I know this review is a bit late to the party, but since this book has attracted so much attention even outside of Christian circles, I thought I’d write my thoughts on it.
I’ll get it out of the way right now instead of beating around the bush and say that I loved this book. It’s a rare quality when someone can teach about Hell and cause you to love God even more than you already did.
Let me also make two upfront statements regarding this book:
1) I do not 100% fully agree with every single detail that Rob Bell writes in this book.
2) Nowhere in this book does Rob Bell state or imply that ALL people who ever lived will “go to Heaven” and that nobody will “go to Hell”. I fear that anyone who is saying these things in criticism of the book simply has not read it, or has badly, badly misunderstood (perhaps willfully) his entire point.
I don’t say those things out of a need to “defend” or “justify” the fact that I loved this book. I say them because I’m afraid that a lot of people—Christians—immediately shut their ears and stop listening to what you have to say when you say you like Rob Bell, and I really want you to give him a fair shake. Don’t you hate it when someone hears that you are a Christian and immediately makes all kinds of assumptions about you? That sword cuts both ways.
You don’t have to agree with Rob Bell. You are totally free to think he is 100% wrong. Just don’t condemn him as a heretic for discussing the issue. Remember the Pharisees!
One of the things I love most about the book is that he has taken concepts that I have struggled to explain to others many times, and sheds light on them in such a simple way. Reading this book was one of those rare times when I kept saying to myself “This is exactly what I’ve believed and apprehended all along, yet I could never quite find the right words.” C.S. Lewis is one of the only other writers who has ever done that for me—take immensely complex subjects and transform them into ideas so easily understood that you marvel at how you never thought of that before.
Not that Bell provides tidy, bow-tied answers to the questions of Heaven and Hell, and “the fate of every person who ever lived.” In fact, in many ways he raises even more questions. More on that later.

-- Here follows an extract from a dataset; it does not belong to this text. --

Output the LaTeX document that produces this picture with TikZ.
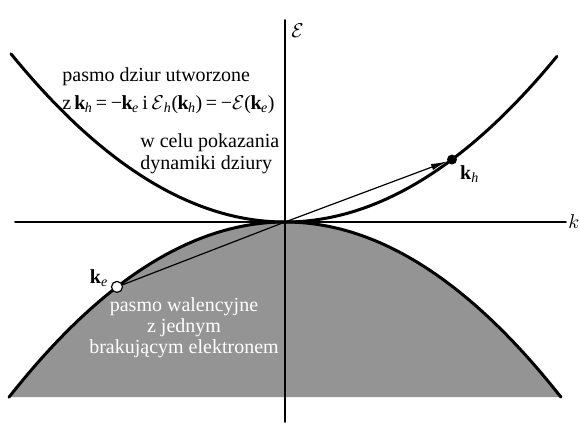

The sad fact is that a staggering number of people who follow Jesus and claim to love the Bible have their theology all messed up when it comes to the afterlife. I really don’t have an idea where it all comes from, but for some reason most everyone’s idea is that Heaven and Hell are spiritual places that our souls go to after death and and that this is how you will spend all eternity.
Did you know that’s not what the Bible teaches?

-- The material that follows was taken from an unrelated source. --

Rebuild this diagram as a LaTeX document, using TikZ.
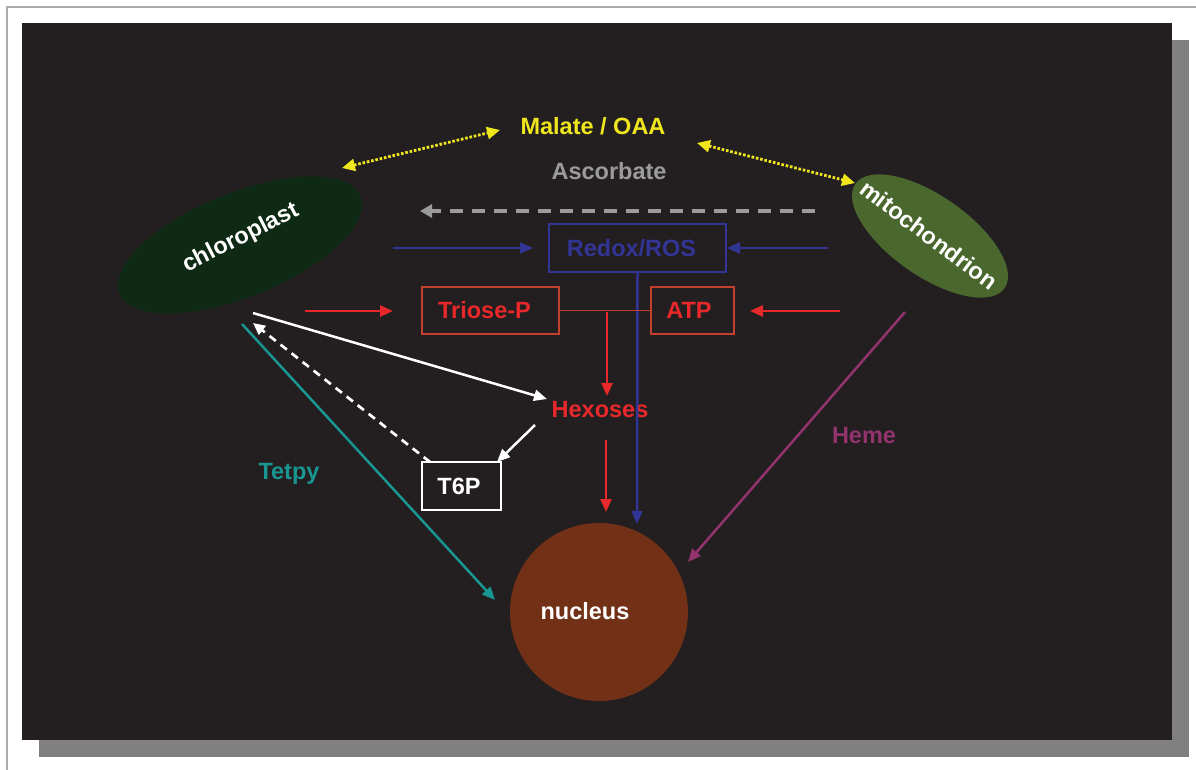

What we think of as “Heaven” today is only a temporary place, and there is even some biblical evidence that everyone including Jesus-followers will not even be conscious as a spirit until Jesus comes back. I don’t particularly lean that way myself, but there are verses to support that idea.
Let me be clear on what I do know. You are not going to spend all of eternity as a soul with no body.

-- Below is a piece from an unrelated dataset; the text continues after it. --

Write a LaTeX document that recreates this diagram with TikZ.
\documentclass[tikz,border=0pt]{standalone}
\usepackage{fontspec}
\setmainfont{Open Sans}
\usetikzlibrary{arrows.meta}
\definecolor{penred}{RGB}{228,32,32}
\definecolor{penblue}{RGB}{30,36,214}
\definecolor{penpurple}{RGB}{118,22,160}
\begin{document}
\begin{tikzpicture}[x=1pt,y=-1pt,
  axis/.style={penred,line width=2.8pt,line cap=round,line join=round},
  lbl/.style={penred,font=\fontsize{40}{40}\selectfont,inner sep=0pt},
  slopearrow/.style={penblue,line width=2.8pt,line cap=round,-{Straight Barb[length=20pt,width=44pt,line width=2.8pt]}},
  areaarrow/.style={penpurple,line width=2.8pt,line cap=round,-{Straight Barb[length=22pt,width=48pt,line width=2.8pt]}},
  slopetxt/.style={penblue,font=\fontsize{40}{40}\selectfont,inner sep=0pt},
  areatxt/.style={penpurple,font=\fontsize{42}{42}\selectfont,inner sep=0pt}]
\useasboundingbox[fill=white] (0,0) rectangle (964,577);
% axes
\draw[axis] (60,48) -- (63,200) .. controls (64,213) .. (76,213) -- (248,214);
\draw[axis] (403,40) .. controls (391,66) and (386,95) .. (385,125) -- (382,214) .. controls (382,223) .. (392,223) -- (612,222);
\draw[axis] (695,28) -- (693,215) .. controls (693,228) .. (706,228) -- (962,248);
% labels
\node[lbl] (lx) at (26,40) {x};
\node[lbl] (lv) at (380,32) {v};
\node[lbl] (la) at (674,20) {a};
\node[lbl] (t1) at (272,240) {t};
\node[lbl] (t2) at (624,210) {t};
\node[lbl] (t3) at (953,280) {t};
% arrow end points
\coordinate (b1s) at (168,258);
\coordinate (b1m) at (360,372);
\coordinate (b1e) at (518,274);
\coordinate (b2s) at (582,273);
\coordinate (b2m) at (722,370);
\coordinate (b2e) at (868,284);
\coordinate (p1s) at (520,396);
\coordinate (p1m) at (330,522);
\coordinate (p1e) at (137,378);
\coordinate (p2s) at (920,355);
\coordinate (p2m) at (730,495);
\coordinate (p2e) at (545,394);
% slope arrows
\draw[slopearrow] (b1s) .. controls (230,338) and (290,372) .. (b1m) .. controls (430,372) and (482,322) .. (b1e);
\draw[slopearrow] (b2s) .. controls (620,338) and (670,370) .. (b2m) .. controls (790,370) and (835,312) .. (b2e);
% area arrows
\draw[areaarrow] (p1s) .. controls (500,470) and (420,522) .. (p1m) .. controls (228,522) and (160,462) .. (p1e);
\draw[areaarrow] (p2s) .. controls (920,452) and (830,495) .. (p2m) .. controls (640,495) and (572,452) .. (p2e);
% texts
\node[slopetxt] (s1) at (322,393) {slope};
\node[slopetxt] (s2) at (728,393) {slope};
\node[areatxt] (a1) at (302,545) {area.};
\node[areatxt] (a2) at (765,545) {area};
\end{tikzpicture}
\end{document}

The Bible is crystal-clear on this fact. The redeemed universe is going to be a PHYSICAL universe. Just like the one we now live in, but more. Better. The way it was intended to be. This isn’t even a “hidden teaching” of the Bible. It’s plain as day. Do you really think God made this universe—which he called good— just to vaporize it once it’s used up?
Where is there any place anywhere in the Bible in which God operates like that?
No, God has never been a God who gives up on what He created just because it becomes used and abused. Including you.
Ever since the very beginning, God has taken dirty rags and made them white as snow. He has taken leaky pens and written majestic poetry. He has taken broken instruments and played glorious music.
God is the master weaver, able to take the black threads of life’s tapestry and weave them into a beautiful, redeemed whole. He takes lives of destruction and turns them into vessels of love.
Our God is not a “throwaway” God.
Truth poorly defended loses not its truthfulness;
Falsehood aptly defended loses not it’s falsity.